Bisnis.com, JAKARTA – Menjelang perhitungan final pemilihan umum dan pemilhan presiden pada akhir Mei 2019, pelaku properti mengharapkan perizinan untuk kepemilikan asing dibuat makin terbuka di Indonesia.
Ketua Asosiasi Real Estate Broker Indonesia (AREBI) Lukas Bong mengatakan bahwa setelah permilihan umum, properti tetap akan menjadi salah satu sektor yang paling diperhitungkan, baik karena sebagai kebutuhan tapi juga sebagai salah satu instrumen investasi.
Dalam beberapa tahun terakhir, katanya, sudah banyak pengembang asing yang masuk ke Indonesia. Mereka membangun untuk Indonesia, menjual untuk penduduk lokal dan bukan untuk orang asing. Ke depan, Lukas mengharapkan agar perizinan pemilikan properti bagi warga asing dan perizinan bisnis properti dari pengembang asing makin terbuka dan mudah.
“Harusnya kita belajar dari negara tetangga yang propertinya sudah lebih maju dari kita, misalnya Singapura, Malaysia, atau bahkan Bangkok dan Vietnam. Mereka lahannya jauh lebih kecil dari kita, tapi kepemilikan asingnya dibuka lebar-lebar,” ungkapnya kepada Bisnis, Minggu (21/4/2019).
Menurutnya, Indonesia begitu luas dan penduduknya banyak sehingga akan sangat menarik bagi investor. Dibandingkan dengan Singapura, misalnya, karena banyak permintaan lahan, negara itu terpaksa harus reklamasi. Harga lahan properti di Singapura per meter perseginya sangat mahal, tapi pembelinya tetap besar.
“Kenapa sih keran untuk asingnya dibuka terbatas, seperti apartemen hanya bisa di harga di atas Rp10 miliar. Kalau bisa lebih, tapi jangan kasih asing hak pakai yang cuma 20-25 tahun. Di Singapura hak pakai asing sampai 99 tahun, jadi di sini kalau bisa diperpanjang,” jelasnya.
Baca Juga
Lukas optimistis, begitu sektor properti menggeliat, investor yang masuk akan lebih banyak lagi, Indonesia akan jadi tempat yang menarik buat investor, terutama dari asing. Menurutnya, masyarakat sebaiknya jangan takut negara ini dikuasai asing.
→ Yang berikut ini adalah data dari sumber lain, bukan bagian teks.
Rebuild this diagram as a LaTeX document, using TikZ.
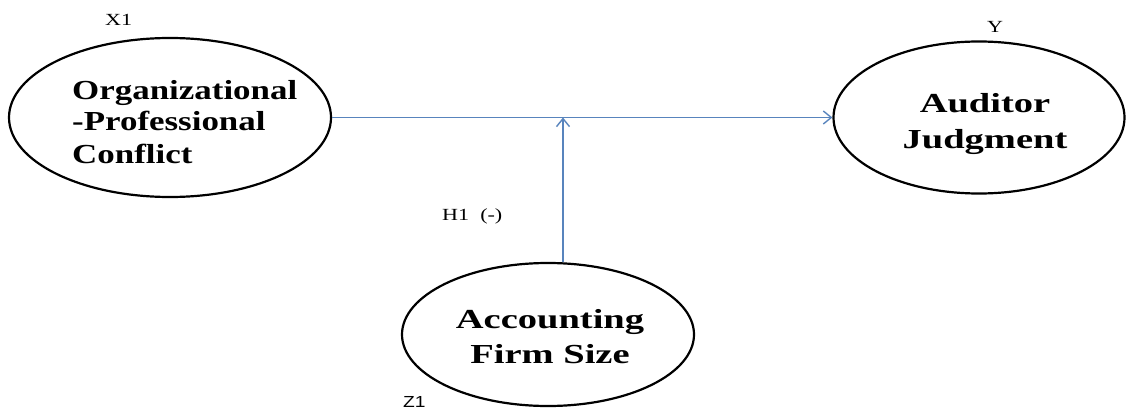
\documentclass[tikz,border=0pt]{standalone}
\usepackage{fontspec}
\usepackage{graphicx}
\setmainfont{Liberation Serif}
\newfontfamily\sansf{Liberation Sans}
\usetikzlibrary{arrows.meta,shapes.geometric}
\definecolor{linkblue}{RGB}{88,132,189}
\begin{document}
\begin{tikzpicture}[x=1pt,y=-1pt,
  var/.style={draw=black,line width=2.2pt,ellipse,inner sep=0pt},
  big/.style={font=\fontsize{27.5}{32}\selectfont\bfseries,inner sep=0pt},
  small/.style={font=\fontsize{17}{20}\selectfont,inner sep=0pt},
  link/.style={draw=linkblue,line width=1.4pt,-{Straight Barb[length=8pt,width=13pt]}}]
\useasboundingbox (0,0) rectangle (1126,409);
% ellipses
\node[var,minimum width=322pt,minimum height=159pt] (oc) at (170,117.5) {};
\node[var,minimum width=291pt,minimum height=152pt] (aj) at (979,117.5) {};
\node[var,minimum width=292pt,minimum height=143pt] (fs) at (548,334.5) {};
% texts
\node[big,anchor=base west] (oc1) at (72,100) {\scalebox{1.27}[1]{Organizational}};
\node[big,anchor=base west] (oc2) at (72,130) {\scalebox{1.27}[1]{-Professional}};
\node[big,anchor=base west] (oc3) at (72,163) {\scalebox{1.27}[1]{Conflict}};
\node[big,anchor=base] (aj1) at (985,113) {\scalebox{1.4}[1]{Auditor}};
\node[big,anchor=base] (aj2) at (985,148) {\scalebox{1.4}[1]{Judgment}};
\node[big,anchor=base] (fs1) at (550,328) {\scalebox{1.4}[1]{Accounting}};
\node[big,anchor=base] (fs2) at (550,363) {\scalebox{1.4}[1]{Firm Size}};
% small labels
\node[small,anchor=base west] (x1) at (105,26) {\scalebox{1.3}[1]{X1}};
\node[small,anchor=base] (ylab) at (995,33) {\scalebox{1.3}[1]{Y}};
\node[small,anchor=base west] (h1) at (442,220) {\scalebox{1.3}[1]{H1\ \ (-)}};
\node[small,anchor=base west,font=\fontsize{16}{18}\sansf] (z1) at (403,407) {\scalebox{1.2}[1]{Z1}};
% connectors
\coordinate (m) at (563,117.5);
\draw[link] (oc.east) -- (aj.west);
\draw[link] (fs.north -| m) -- (m);
\end{tikzpicture}
\end{document}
“Ini sebenarnya pekerjaan rumah untuk teman-teman di properti, baik dari pengembang, agen properti, dan pemerintah, karena sebenarnya dengan masuknya asing bisa menciptakan lapangan kerja, tidak juga membuat properti kemudian jadi mahal,” sambungnya.
Menurutnya, dengan membuka kemungkinan hak milik jangka panjang bagi asing, pengembang maupun pemerintah bisa menaruh harga dan pajak yang cukup tinggi, khusus untuk dijual pada asing. Kemudian, dari harga dan pajak yang tinggi tersebut, disalurkan pemerintah untuk dijadikan subsidi silang.
Lukas menjelaskan, aliran dana dari rumah yang terjual untuk asing di Indonesia bisa untuk menjalankan Program Sejuta Rumah seperti yang ada saat ini.
“Kalau ternyata pemerintah belum tahu mekanismenya seperti apa, kami terbuka, mereka bisa dapat banyak informasi dari pengembang, atau dari agen properti, atau dari para wartawan, kami bisa bikin studi banding, itu upaya yang mudah dan murah kok,” imbuhnya.
Selain itu, untuk pengembang asing yang beroperasi di Indonesia, Lukas menyarankan agar masyarakat tidak berpikiran sempit, menganggap kehadiran asing di Tanah Air hanya untuk meraup keuntungan. Pasalnya, menurut Lukas, pengembang dan perusahaan asing lainnya justru merupakan yang paling taat pajak.
“Kehadiran asing juga kan bermanfaat untuk transfer teknplogi, cara pembangunan, dan desain yang bagus. Selama ini kita kalau bikin apartemen kan bentuknya gitu-gitu aja, begitu masuk asing sedikit bangunnya bisa bagus, cepat pengerjaannya, misalnya kita minimal 2 tahun ternyata asing bisa hanya 8 bulan, itu kan keuntungan buat kita juga.”